Chris left two weeks later, stopping off on the way to say goodbye to Eileen and go on from there to Cramwell in Lincolnshire. David and Letty waved him off, watching him carrying his suitcase, his back ramrod straight, his face full of anticipation.

Wiping away the tears that had been held back until he was out of sight, Letty went back inside to gather up the morning mail and open the gallery. Life had to go on. They couldn’t stop because a son was off to war.

Not that there’d be much trade this morning – people much too occupied thinking of themselves, hiding away their own treasures, to bother about buying more. In the office while David went on upstairs she sorted listlessly through the bills, invoices, brochures, and a few letters.
She stopped at the envelope with Garen, Polder & Stanway, Solicitors stamped across the top. Excitement gripped her. At last! She let the rest of the mail fall back on to the desk.

‘David! I think it’s come! This must be it!’
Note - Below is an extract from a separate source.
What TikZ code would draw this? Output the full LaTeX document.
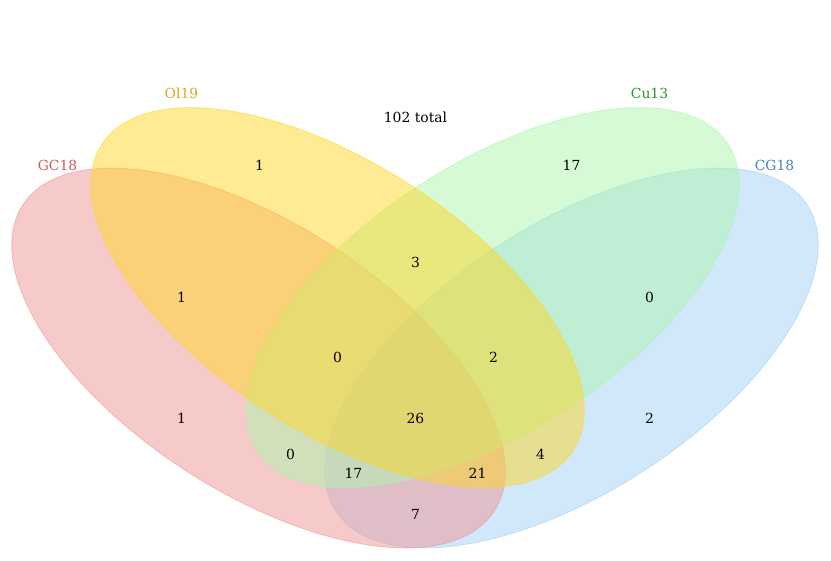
\documentclass[tikz,border=0pt]{standalone}
\usepackage{fontspec}
\setmainfont{DejaVu Serif}
\usetikzlibrary{shapes.geometric}
\definecolor{cred}{RGB}{239,149,149}
\definecolor{cyel}{RGB}{253,215,41}
\definecolor{cgrn}{RGB}{173,245,173}
\definecolor{cblu}{RGB}{161,209,245}
\definecolor{tred}{RGB}{205,90,90}
\definecolor{tyel}{RGB}{218,165,32}
\definecolor{tgrn}{RGB}{40,150,40}
\definecolor{tblu}{RGB}{70,130,190}
\begin{document}
\begin{tikzpicture}[x=1pt,y=-1pt,
  setshape/.style={ellipse,inner sep=0pt,outer sep=0pt,minimum width=562pt,minimum height=268pt,
    fill=#1,fill opacity=0.5,draw=#1,draw opacity=0.6,line width=0.8pt},
  num/.style={font=\fontsize{13.9}{16}\selectfont,text=black,inner sep=0pt},
  setname/.style={font=\fontsize{13.9}{16}\selectfont,text=#1,inner sep=0pt}]
\useasboundingbox (0,0) rectangle (831,561);
\node[setshape=cblu,rotate=33] (cg) at (571.5,358) {};
\node[setshape=cred,rotate=-33] (gc) at (258.5,358) {};
\node[setshape=cgrn,rotate=33] (cu) at (492.5,297.5) {};
\node[setshape=cyel,rotate=-33] (ol) at (337.5,297.5) {};
\node[setname=tred] (ngc) at (57.5,165) {GC18};
\node[setname=tyel] (nol) at (181.5,93) {Ol19};
\node[setname=tgrn] (ncu) at (649.5,93) {Cu13};
\node[setname=tblu] (ncg) at (774.5,165) {CG18};
\node[num] (tot) at (415.5,117) {102 total};
\node[num] (r0100) at (259.5,165) {1};
\node[num] (r0010) at (571.5,165) {17};
\node[num] (r0110) at (415.5,262) {3};
\node[num] (r1100) at (181.5,297) {1};
\node[num] (r0011) at (649.5,297) {0};
\node[num] (r1110) at (337.5,357) {0};
\node[num] (r0111) at (493.5,357) {2};
\node[num] (r1000) at (181.5,418) {1};
\node[num] (r1111) at (415.5,418) {26};
\node[num] (r0001) at (649.5,418) {2};
\node[num] (r1010) at (290.5,454) {0};
\node[num] (r0101) at (540.5,454) {4};
\node[num] (r1011) at (353.5,473) {17};
\node[num] (r1101) at (477.5,473) {21};
\node[num] (r1001) at (415.5,514) {7};
\end{tikzpicture}
\end{document}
Without waiting for his reply, she raced up the stairs, burst into the sitting room where she knew he’d be, perhaps pouring himself a drink before leaving to pop into his office later or to the store.

He was sitting in the armchair. No, sprawling. His face, screwed up in pain, was a pasty grey, and perspiring. Groaning softly, eyes closed, he was rubbing one hand along his chest and shoulder, head limp against the chairback.

The envelope fell from Letty’s hand as she rushed forward.

‘Oh, God, David! What is it? What’s the matter?’

‘It’s terrible, the pain …’

‘Where?’

‘Everywhere.’

She hesitated no longer but threw herself at the phone and was dialling the exchange before she had even steadied herself. Frantic at the delay she waited to be put through to the hospital. And all the time she could hear David groaning. The sound went right through her.

It seemed wrong, the sun shining so brilliantly outside the green-curtained waiting room. It was hard to sit in one place for any length of time. Her mind a turmoil, Letty sat first on one chair, then another, went to the window to stare out, to the door in the hope of someone, anyone, coming to tell her what was happening.

She’d telephoned Lucy who had squealed as though it were her own husband stricken. She said she’d get Jack to phone back, blubbered a lot of sympathetic nonsense into the phone and rang off – most likely to indulge in a good cry. Jack had phoned back within ten minute from his print works just off Lea Bridge Road in Walthamstow, a large and thriving firm now.

‘I’ll be over straight away,’ he’d said. ‘You need someone with you.’ That was all. She’d returned to the waiting room feeling easier.

She knew she could depend on him. As tall and skinny as ever he’d been when she’d first known him, though now with a noticeable stoop, she would never have believed in those days he could become a rock for her sister to anchor her high-strung emotions to. And now Letty too needed him at this moment, such a floundering ship she had become. But he hadn’t arrived yet and she quaked with fear as she waited.